(Source data)
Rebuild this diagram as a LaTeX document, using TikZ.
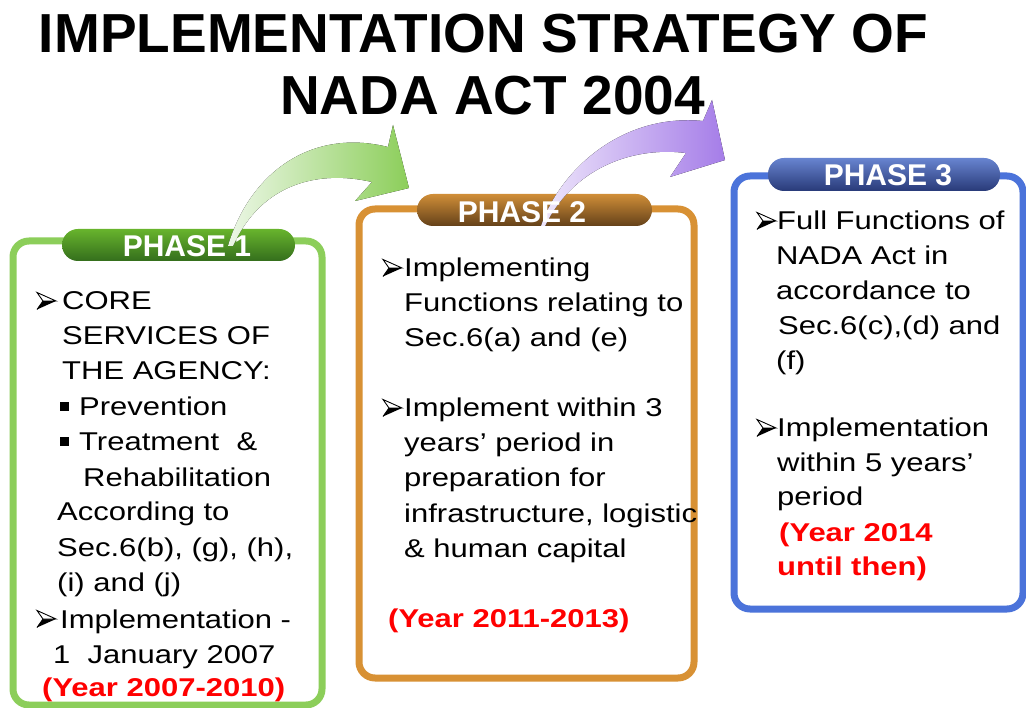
\documentclass[tikz,border=0pt]{standalone}
\usepackage{fontspec}
\usepackage{graphicx}
\setmainfont{Liberation Sans}
\definecolor{boxgreen}{RGB}{140,206,90}
\definecolor{pillgreenT}{RGB}{104,180,45}
\definecolor{pillgreenB}{RGB}{52,110,28}
\definecolor{boxorange}{RGB}{216,145,52}
\definecolor{pillbrownT}{RGB}{208,142,56}
\definecolor{pillbrownB}{RGB}{100,65,25}
\definecolor{boxblue}{RGB}{75,115,218}
\definecolor{pillblueT}{RGB}{104,132,208}
\definecolor{pillblueB}{RGB}{40,58,120}
\definecolor{arrgreenL}{RGB}{236,247,230}
\definecolor{arrgreenR}{RGB}{140,206,90}
\definecolor{arrpurpL}{RGB}{238,230,251}
\definecolor{arrpurpR}{RGB}{165,125,232}
\definecolor{yearred}{RGB}{255,0,0}
\newcommand\vs[1]{\scalebox{1}[0.83]{#1}}
\tikzset{
  body/.style={inner sep=0pt, anchor=base west, font=\fontsize{31}{31}\selectfont},
  yeartext/.style={inner sep=0pt, anchor=base west, text=yearred, font=\fontsize{31}{31}\selectfont\bfseries},
  sqbul/.style={fill=black, minimum size=9pt, inner sep=0pt},
  frame/.style={line width=7pt, rounded corners=16pt, fill=white, inner sep=0pt},
  pill/.style={rounded corners=16pt, inner sep=0pt, minimum height=32pt},
  phasetext/.style={text=white, font=\fontsize{30}{30}\selectfont\bfseries, anchor=base, inner sep=0pt},
  titletext/.style={font=\fontsize{55}{55}\selectfont\bfseries, anchor=base, inner sep=0pt},
  bularrow/.pic={
    \fill[black] (6,0) -- (19,0) -- (0,8.5) -- cycle;
    \filldraw[fill=white, draw=black, line width=0.9pt, line join=miter] (0,-8.5) -- (19,0) -- (6,0) -- cycle;
    \draw[black, line width=0.9pt] (6,0) -- (0,8.5);
  }
}
\begin{document}
\begin{tikzpicture}[x=1pt,y=-1pt]
\fill[white] (0,0) rectangle (1026,708);
\useasboundingbox (0,0) rectangle (1026,708);

% title
\node[titletext] (t1) at (483.5,53) {IMPLEMENTATION STRATEGY OF};
\node[titletext] (t2) at (492.5,115) {NADA ACT 2004};

% frames
\node[frame, draw=boxgreen, minimum width=309pt, minimum height=464pt] (box1) at (167.5,473) {};
\node[frame, draw=boxorange, minimum width=335pt, minimum height=469pt] (box2) at (526.5,443.5) {};
\node[frame, draw=boxblue, minimum width=289pt, minimum height=433pt] (box3) at (878.5,392.5) {};

% pills
\node[pill, top color=pillgreenT, bottom color=pillgreenB, minimum width=233pt] (pill1) at (178.5,245) {};
\node[pill, top color=pillbrownT, bottom color=pillbrownB, minimum width=235pt] (pill2) at (534.5,210) {};
\node[pill, top color=pillblueT, bottom color=pillblueB, minimum width=232pt, minimum height=33pt] (pill3) at (884,174.5) {};

% curved arrows
\fill[left color=arrgreenL, right color=arrgreenR]
  (228,246) .. controls (250,172) and (312,128) .. (388,147)
  -- (393,125) -- (409,188) -- (355,201) -- (372,182)
  .. controls (320,170) and (262,182) .. (233,246) -- cycle;
\fill[left color=arrpurpL, right color=arrpurpR]
  (541,226) .. controls (560,170) and (622,113) .. (703,121)
  -- (712,100) -- (725,160) -- (670,177) -- (686,153)
  .. controls (630,146) and (572,170) .. (545,226) -- cycle;

% phase labels
\node[phasetext] (ph1) at (187,257) {PHASE 1};
\node[phasetext] (ph2) at (522,223) {PHASE 2};
\node[phasetext] (ph3) at (888,186) {PHASE 3};

% phase 1 text
\pic at (37,301) {bularrow};
\node[body] (l11) at (62,310) {\vs{CORE}};
\node[body] (l12) at (62,345) {\vs{SERVICES OF}};
\node[body] (l13) at (62,380) {\vs{THE AGENCY:}};
\node[sqbul] (s11) at (64.5,407) {};
\node[body] (l14) at (79,416) {\vs{Prevention}};
\node[sqbul] (s12) at (64.5,442) {};
\node[body] (l15) at (79,451) {\vs{Treatment~~\&}};
\node[body] (l16) at (83,486) {\vs{Rehabilitation}};
\node[body] (l17) at (57,521) {\vs{According to}};
\node[body] (l18) at (57,556) {\vs{Sec.6(b), (g), (h),}};
\node[body] (l19) at (57,591) {\vs{(i) and (j)}};
\pic at (37,619) {bularrow};
\node[body] (l110) at (60,628) {\vs{Implementation -}};
\node[body] (l111) at (53,663) {\vs{1~~January 2007}};
\node[yeartext] (y1) at (42,696) {\vs{(Year 2007-2010)}};

% phase 2 text
\pic at (383,268) {bularrow};
\node[body] (l21) at (404,277) {\vs{Implementing}};
\node[body] (l22) at (404,312) {\vs{Functions relating to}};
\node[body] (l23) at (404,347) {\vs{Sec.6(a) and (e)}};
\pic at (383,408) {bularrow};
\node[body] (l24) at (404,417) {\vs{Implement within 3}};
\node[body] (l25) at (404,452) {\vs{years’ period in}};
\node[body] (l26) at (404,487) {\vs{preparation for}};
\node[body] (l27) at (404,522) {\vs{infrastructure, logistic}};
\node[body] (l28) at (404,557) {\vs{\& human capital}};
\node[yeartext] (y2) at (388,627) {\vs{(Year 2011-2013)}};

% phase 3 text
\pic at (757,221) {bularrow};
\node[body] (l31) at (777,230) {\vs{Full Functions of}};
\node[body] (l32) at (776,265) {\vs{NADA Act in}};
\node[body] (l33) at (776,300) {\vs{accordance to}};
\node[body] (l34) at (778,335) {\vs{Sec.6(c),(d) and}};
\node[body] (l35) at (776,370) {\vs{(f)}};
\pic at (757,428) {bularrow};
\node[body] (l36) at (777,437) {\vs{Implementation}};
\node[body] (l37) at (777,472) {\vs{within 5 years’}};
\node[body] (l38) at (777,506) {\vs{period}};
\node[yeartext] (y3) at (779,541) {\vs{(Year 2014}};
\node[yeartext] (y4) at (777,575) {\vs{until then)}};
\end{tikzpicture}
\end{document}
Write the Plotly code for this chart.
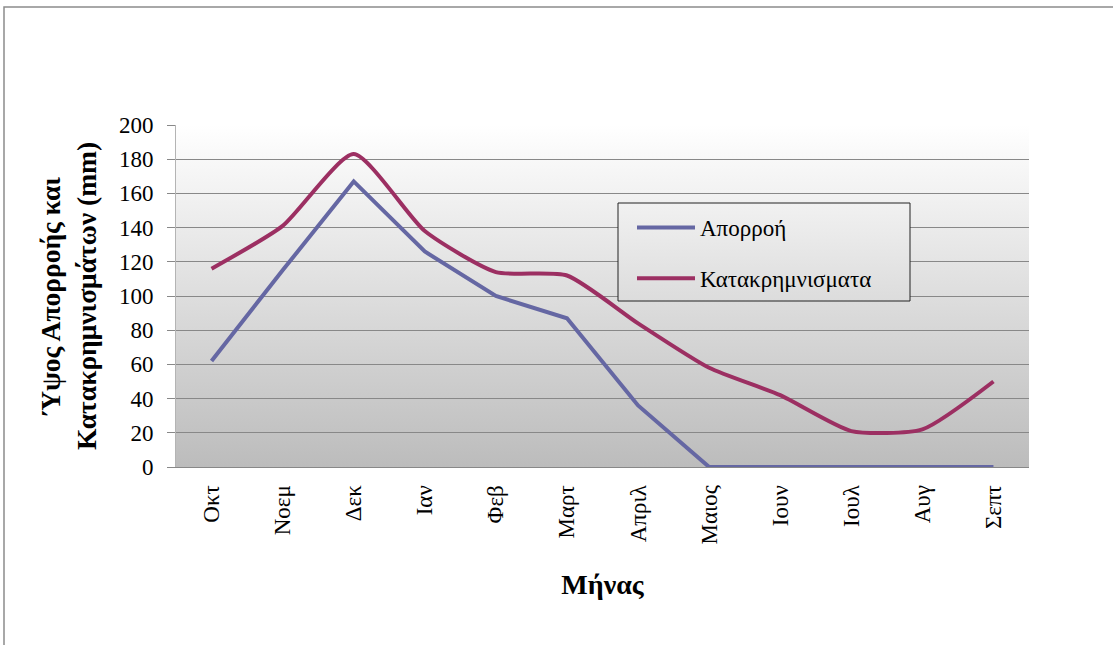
import base64
import plotly.graph_objects as go

# Monthly values (mm), hydrological year October-September
months = ["Οκτ", "Νοεμ", "Δεκ", "Ιαν", "Φεβ", "Μαρτ", "Απριλ", "Μαιος",
          "Ιουν", "Ιουλ", "Αυγ", "Σεπτ"]
runoff = [62, 115, 167, 126, 100, 87, 36, 0, 0, 0, 0, 0]
precipitation = [116, 141, 183, 138, 114, 112, 84, 58, 42, 21, 22, 50]
y_ticks = [0, 20, 40, 60, 80, 100, 120, 140, 160, 180, 200]

FONT = "Liberation Serif, Times New Roman, serif"
W, H = 1113, 645
L, R, T, B = 176, 84, 125, 178
PW, PH = W - L - R, H - T - B


def px_x(x):
    return (x - L) / PW


def px_y(y):
    return (H - B - y) / PH


def gradient_uri(top, bottom):
    svg = (
        '<svg xmlns="http://www.w3.org/2000/svg" width="100" height="100" '
        'preserveAspectRatio="none"><defs><linearGradient id="g" x1="0" y1="0" '
        f'x2="0" y2="1"><stop offset="0" stop-color="{top}"/>'
        f'<stop offset="1" stop-color="{bottom}"/></linearGradient></defs>'
        '<rect width="100" height="100" fill="url(#g)"/></svg>'
    )
    return "data:image/svg+xml;base64," + base64.b64encode(svg.encode()).decode()


fig = go.Figure()
fig.add_trace(go.Scatter(
    x=months, y=runoff, name="Απορροή", mode="lines",
    line=dict(color="#6567a3", width=4), legendgroup="a",
))
fig.add_trace(go.Scatter(
    x=months, y=precipitation, name="Κατακρημνισματα", mode="lines",
    line=dict(color="#9c2f62", width=4, shape="spline", smoothing=0.6),
    legendgroup="b",
))

# legend box edges (px)
lx0, lx1, ly0, ly1 = 618, 910, 203, 301

fig.update_layout(
    width=W, height=H,
    margin=dict(l=L, r=R, t=T, b=B),
    paper_bgcolor="white",
    plot_bgcolor="rgba(0,0,0,0)",
    font=dict(family=FONT, color="black", size=23),
    showlegend=True,
    legend=dict(
        x=px_x(632), y=px_y(206), xanchor="left", yanchor="top",
        bgcolor="rgba(0,0,0,0)", borderwidth=0,
        font=dict(family=FONT, size=23, color="black"),
        tracegroupgap=18, itemwidth=58,
    ),
    xaxis=dict(
        type="category", range=[-0.5, 11.5],
        tickangle=-90, ticks="", ticklabelstandoff=8,
        tickfont=dict(family=FONT, size=23),
        showgrid=False, showline=True, linecolor="#888888", linewidth=1,
        title=dict(text="<b>Μήνας</b>", standoff=30,
                   font=dict(family=FONT, size=28)),
    ),
    yaxis=dict(
        range=[0, 200], tickvals=y_ticks,
        ticks="outside", ticklen=8, tickcolor="#888888",
        ticklabelstandoff=9,
        tickfont=dict(family=FONT, size=23),
        showgrid=True, gridcolor="#888888", gridwidth=1,
        zeroline=False, showline=True, linecolor="#b4b4b4", linewidth=1,
        title=dict(text="<b>Ύψος Απορροής και<br>Κατακρημνισμάτων (mm)</b>",
                   standoff=14, font=dict(family=FONT, size=27.5)),
    ),
    images=[
        dict(source=gradient_uri("#ffffff", "#bcbcbc"), xref="paper", yref="paper",
             x=0, y=1, sizex=1, sizey=1, sizing="stretch", layer="below"),
        dict(source=gradient_uri("#f1f1f1", "#dcdcdc"), xref="paper", yref="paper",
             x=px_x(lx0), y=px_y(ly0), sizex=px_x(lx1) - px_x(lx0),
             sizey=px_y(ly0) - px_y(ly1), sizing="stretch", layer="above"),
    ],
    shapes=[
        dict(type="rect", xref="paper", yref="paper",
             x0=px_x(lx0), x1=px_x(lx1), y0=px_y(ly1), y1=px_y(ly0),
             line=dict(color="#222222", width=1), fillcolor="rgba(0,0,0,0)",
             layer="above"),
        dict(type="rect", xref="paper", yref="paper",
             x0=px_x(4), x1=px_x(1200), y0=px_y(700), y1=px_y(7),
             line=dict(color="#8c8c8c", width=1.5), fillcolor="rgba(0,0,0,0)",
             layer="below"),
    ],
)

fig.write_html("out.html")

> **Required work**
Copy out every line from the data above that has "this" in it.

> **Solution to the problem**
Rebuild this diagram as a LaTeX document, using TikZ.
Write the Plotly code for this chart.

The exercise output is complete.